Jesus, is God of God, light of light, true God from true God, ‘the exact imprint of God’s very being’ as Scripture once more put it: if he is so, why did he have to die so that we be forgiven whereas he freely forgives at every page in the Gospels and eats in the presence of sinners every so often? Peter once took fright and blurted out: ‘Depart from me, Lord, for I am a sinful man.’ But Christ did not depart.
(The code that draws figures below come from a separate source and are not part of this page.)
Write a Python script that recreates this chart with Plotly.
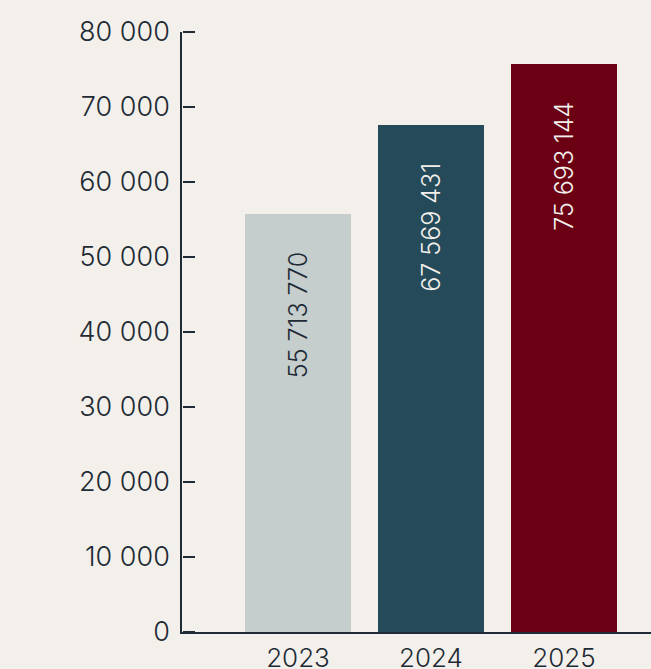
import plotly.graph_objects as go

years = ["2023", "2024", "2025"]
values_full = [55713770, 67569431, 75693144]
values_k = [v / 1000 for v in values_full]
bar_colors = ["#c5cecd", "#254a5a", "#6b0014"]
label_colors = ["#1e2a35", "#f3f0ec", "#f3f0ec"]
y_ticks = [0, 10000, 20000, 30000, 40000, 50000, 60000, 70000, 80000]

FONT = "Inter"
DARK = "#1e2a35"
BG = "#f3f0eb"
FS = 27
FW = 300

fig = go.Figure()
fig.add_trace(go.Bar(
    x=years, y=values_k, marker=dict(color=bar_colors, line=dict(width=0)),
    width=0.797, hoverinfo="skip",
))
# invisible helper trace so the tick-mark axis (y2) is drawn
fig.add_trace(go.Scatter(
    x=years, y=values_k, yaxis="y2", mode="markers",
    marker=dict(opacity=0), hoverinfo="skip", showlegend=False,
))

for i, (vk, vf, c) in enumerate(zip(values_k, values_full, label_colors)):
    txt = f"{vf:,}".replace(",", " ")
    fig.add_annotation(
        x=i, y=vk, xref="x", yref="y", text=txt, textangle=-90, showarrow=False,
        xanchor="center", yanchor="top", yshift=-36,
        font=dict(family=FONT, size=25, color=c, weight=FW),
    )

fig.update_layout(
    width=651, height=669,
    margin=dict(l=182, r=0, t=32, b=37),
    paper_bgcolor=BG, plot_bgcolor=BG,
    separators=", ",
    showlegend=False,
    bargap=0,
    font=dict(family=FONT, color=DARK, size=FS, weight=FW),
    yaxis2=dict(
        overlaying="y", anchor="free", position=0, side="right",
        range=[0, 80000], tickvals=y_ticks,
        showline=False, showgrid=False, zeroline=False,
        showticklabels=False, ticks="outside", ticklen=12,
        tickcolor=DARK, tickwidth=1.5, automargin=False, fixedrange=True,
    ),
)
fig.update_xaxes(
    type="category", range=[-0.872, 2.654],
    showline=True, linecolor=DARK, linewidth=1.5,
    showgrid=False, zeroline=False, ticks="",
    tickfont=dict(family=FONT, size=26, color=DARK, weight=FW),
    ticklabelstandoff=2,
    automargin=False,
    fixedrange=True,
)
fig.update_yaxes(
    selector=dict(overlaying=None),
    range=[0, 80000], tickvals=y_ticks, tickformat=",d",
    showline=True, linecolor=DARK, linewidth=1.5,
    ticks="", 
    ticklabelstandoff=5,
    automargin=False,
    showgrid=False, zeroline=False,
    tickfont=dict(family=FONT, size=FS, color=DARK, weight=FW),
    fixedrange=True,
)

fig.write_html(
    "out.html",
    config={"displayModeBar": False},
    post_script="document.body.style.margin='0';document.body.style.background='#f3f0eb';",
)
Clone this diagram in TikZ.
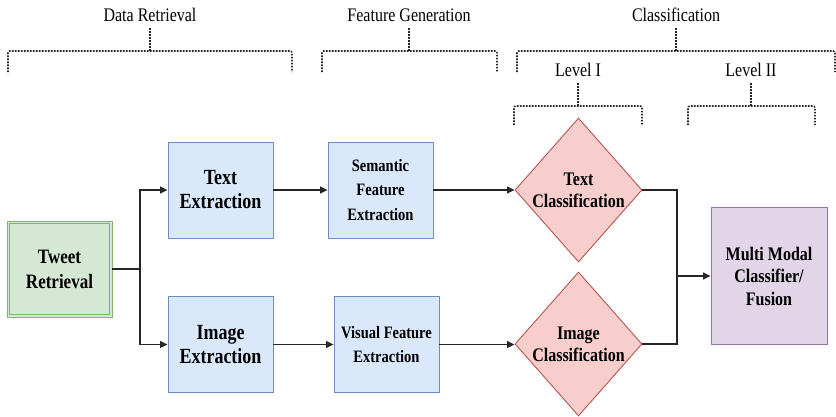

So here we have it: we have modelled (or rather not we, but the church since the beginning) the celebration of holy communion on older Jewish and pagan sacrifices. We do not offer a bloody victim anymore, to be sure, but the bloodless sacrifice of bread and wine. And we eat the bread and wine as believers of old ate the offered meat and wine in the presence of the Lord. But, and it’s a huge but: on the cross, God himself showed us that he needed no such sacrifices to be reconciled with us. On the cross, God freely forgave. On the cross the arms of his compassion are wide opened, nailed open forever. To believe otherwise is to have the mind-set of an Aztec high-priest trying to appease his wrathful deities by cutting off a human victim’s heart, or like Agamemnon sacrificing his virgin daughter to obtain favourable winds from Artemis. It’s like throwing maidens in a volcano to prevent eruptions. It’s not a very Christian notion. It’s quite at odds with the portrait of the Father that Jesus gave: utterly, relentlessly forgiving, like the Father of the prodigal Son. A wrath of God against sin there may be, but never against sinners. Our God need not be appeased or placated. As Christ taught: there’s more joy in heaven for a single wrongdoer who repents than for a multitude who have no need of repentance. Let’s allow these words to sink in deep as we face the cross tomorrow: God’s joy is greater if we repent than if we never even had to.
May the all-cherishing Lord keep you and your loved ones safe and well in these troubled times and may we all celebrate the eucharist together soon. Through the same, our Lord Christ. Amen.